New Delhi: Officers of public sector oil companies today rejected an offer of interim relief made by their employers and said they would go on indefinite strike from tomorrow, demanding among other things that 50% DA be merged with basic pay.
The strike could have an immediate impact on operations of refineries and aviation refuelling facilities, and a little later on oil and gas production.
“We will be going on an indefinite strike from tomorrow,” Oil Sector Officers Association (OSOA) convener Ashok Singh told PTI.
Petroleum Secretary M S Srinivasan said a contingency plan for running key installations like oil and gas producing wells, refineries and aviation facilities with the help of Territorial Army has been put in place.

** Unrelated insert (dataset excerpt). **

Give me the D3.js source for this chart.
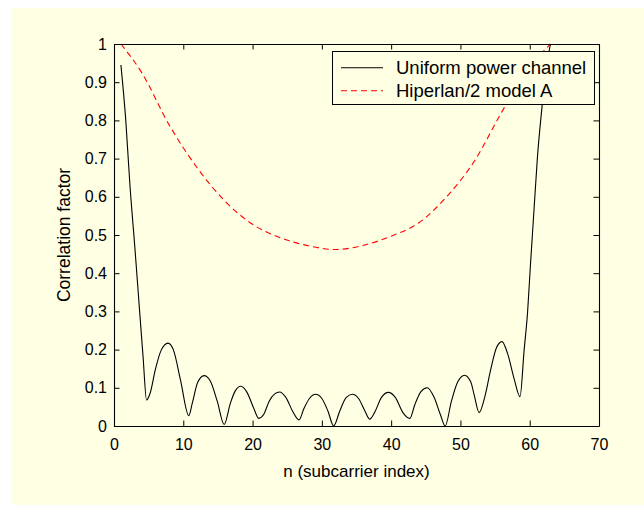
<!DOCTYPE html>
<html lang="en">
<head>
  <meta charset="UTF-8">
  <script src="https://d3js.org/d3.v7.min.js"></script>
  <title>Correlation factor</title>
  <style>
    body { margin: 0; background: #fff; }
    text { font-family: "Liberation Sans", Arial, sans-serif; fill: #000; }
  </style>
</head>
<body>
  <div id="chart"></div>
  <script>
    // uniform power channel (black solid)
    const uniformN = [1, 1.7, 2.3, 3.0, 3.7, 4.2, 4.7, 5.2, 6.0, 6.8, 7.8, 8.6, 9.6, 10.8, 11.3, 12.1, 13.0, 13.9, 14.9, 15.9,
      16.8, 17.5, 18.3, 19.2, 20.2, 20.9, 21.6, 22.4, 23.2, 23.9, 24.8, 25.8, 26.7, 27.4, 28.2, 29.1, 30.0, 30.9, 31.7,
      32.6, 33.5, 34.4, 35.3, 36.2, 36.9, 37.6, 38.6, 39.6, 40.6, 41.7, 42.7, 43.4, 44.3, 45.2, 46.2, 47.1, 47.8,
      48.7, 49.6, 50.6, 51.5, 52.0, 52.7, 53.5, 54.4, 55.2, 56.0, 56.8, 57.8, 58.6, 59.2, 59.7, 60.1, 60.6, 61.1, 61.8, 62.4, 63.0];
    const uniformVal = [0.945, 0.80, 0.63, 0.47, 0.30, 0.18, 0.068, 0.085, 0.15, 0.198, 0.217, 0.198, 0.12, 0.027, 0.06, 0.115, 0.132, 0.118, 0.065, 0.004,
      0.06, 0.092, 0.104, 0.088, 0.045, 0.02, 0.03, 0.065, 0.084, 0.089, 0.075, 0.038, 0.016, 0.045, 0.072, 0.083, 0.072, 0.038, 0.0,
      0.04, 0.074, 0.083, 0.072, 0.04, 0.018, 0.035, 0.075, 0.088, 0.075, 0.035, 0.02, 0.055, 0.09, 0.10, 0.075, 0.03, 0.0,
      0.065, 0.115, 0.133, 0.115, 0.08, 0.035, 0.075, 0.15, 0.205, 0.221, 0.19, 0.12, 0.077, 0.2, 0.3, 0.42, 0.56, 0.70, 0.84, 0.94, 1.0];

    // Hiperlan/2 model A (red dashed)
    const hiperN = [1, 4, 8, 12, 16, 20, 24, 28, 32, 36, 40, 44, 48, 52, 56, 60, 63];
    const hiperVal = [1.0, 0.925, 0.787, 0.676, 0.589, 0.528, 0.493, 0.472, 0.462, 0.473, 0.497, 0.532, 0.60, 0.693, 0.823, 0.94, 1.0];

    const xTicks = [0, 10, 20, 30, 40, 50, 60, 70];
    const yTicks = [0, 0.1, 0.2, 0.3, 0.4, 0.5, 0.6, 0.7, 0.8, 0.9, 1];
    const legendLabels = ["Uniform power channel", "Hiperlan/2 model A"];

    const W = 644, H = 505;
    const plotL = 114, plotR = 599, plotT = 44, plotB = 426;
    const cream = "#ffffe4";

    const svg = d3.select("#chart").append("svg")
      .attr("width", W).attr("height", H);

    // figure background
    svg.append("rect").attr("x", 12).attr("y", 8)
      .attr("width", W - 12).attr("height", H - 8).attr("fill", cream);

    const x = d3.scaleLinear().domain([0, 70]).range([plotL, plotR]);
    const y = d3.scaleLinear().domain([0, 1]).range([plotB, plotT]);

    const tick = 5.5;
    const fmt = d => d3.format("~g")(d);

    // curves
    const toPts = (ns, vs) => ns.map((n, i) => [n, vs[i]]);
    const line = d3.line().x(d => x(d[0])).y(d => y(d[1])).curve(d3.curveMonotoneX);

    svg.append("path").datum(toPts(uniformN, uniformVal))
      .attr("d", line).attr("fill", "none").attr("stroke", "#000").attr("stroke-width", 1.1);

    svg.append("path").datum(toPts(hiperN, hiperVal))
      .attr("d", line).attr("fill", "none").attr("stroke", "#ff0000")
      .attr("stroke-width", 1.1).attr("stroke-dasharray", "6,4");

    // axes box with inward ticks on all four sides
    const axisDraw = (gen, tx, ty) => svg.append("g")
      .attr("transform", `translate(${tx},${ty})`)
      .call(gen);

    const xb = axisDraw(d3.axisBottom(x).tickValues(xTicks).tickSizeInner(-tick).tickSizeOuter(0).tickPadding(13).tickFormat(fmt), 0, plotB);
    const xt = axisDraw(d3.axisTop(x).tickValues(xTicks).tickSizeInner(-tick).tickSizeOuter(0).tickFormat(""), 0, plotT);
    const yl = axisDraw(d3.axisLeft(y).tickValues(yTicks).tickSizeInner(-tick).tickSizeOuter(0).tickPadding(7).tickFormat(fmt), plotL, 0);
    const yr = axisDraw(d3.axisRight(y).tickValues(yTicks).tickSizeInner(-tick).tickSizeOuter(0).tickFormat(""), plotR, 0);

    [xb, xt, yl, yr].forEach(g => {
      g.select(".domain").attr("stroke", "#000").attr("stroke-width", 1.1);
      g.selectAll(".tick line").attr("stroke", "#000");
      g.selectAll("text").attr("font-size", 16).attr("font-family", "Liberation Sans, Arial, sans-serif").attr("fill", "#000");
    });
    xb.selectAll("text").attr("dy", "0.71em");

    // axis labels
    svg.append("text").attr("x", (plotL + plotR) / 2).attr("y", 477)
      .attr("text-anchor", "middle").attr("font-size", 17).text("n (subcarrier index)");
    svg.append("text")
      .attr("transform", `translate(70,${(plotT + plotB) / 2}) rotate(-90)`)
      .attr("text-anchor", "middle").attr("font-size", 17.5).text("Correlation factor");

    // legend
    const lg = svg.append("g");
    lg.append("rect").attr("x", 332.5).attr("y", 51.5).attr("width", 262).attr("height", 53)
      .attr("fill", cream).attr("stroke", "#000").attr("stroke-width", 1);
    const styles = [{ c: "#000", d: null }, { c: "#ff0000", d: "6,4" }];
    legendLabels.forEach((lab, i) => {
      const yy = 67.7 + i * 23;
      lg.append("line").attr("x1", 341).attr("x2", 383).attr("y1", yy).attr("y2", yy)
        .attr("stroke", styles[i].c).attr("stroke-width", 1.1).attr("stroke-dasharray", styles[i].d);
      lg.append("text").attr("x", 396).attr("y", yy).attr("dy", "0.35em")
        .attr("font-size", 18.5).text(lab);
    });
  </script>
</body>
</html>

OSOA, a representative body of officers from the nine oil sector PSUs, is seeking release of ad hoc payment and withdrawal of tax on perquisites like company-provided accommodation, besides merger of 50% dearness allowance with basic pay.
Earlier, state-run oil firms including Indian Oil, Oil and Natural Gas Corp, Hindustan Petroleum and Oil India offered to give interim allowance to employees to avert the strike.
“We in-principle recognise the merit of their demands and have proposed an interim relief,” ONGC chairman and managing director R S Sharma said.
IOC chairman Sarthak Behuria said petrol and diesel supplies will be severely hit if the strike takes place. “Retail outlets have stocks for 2-3 days but when a strike happens there will be panic buying. Besides, refinery operations will be hit.”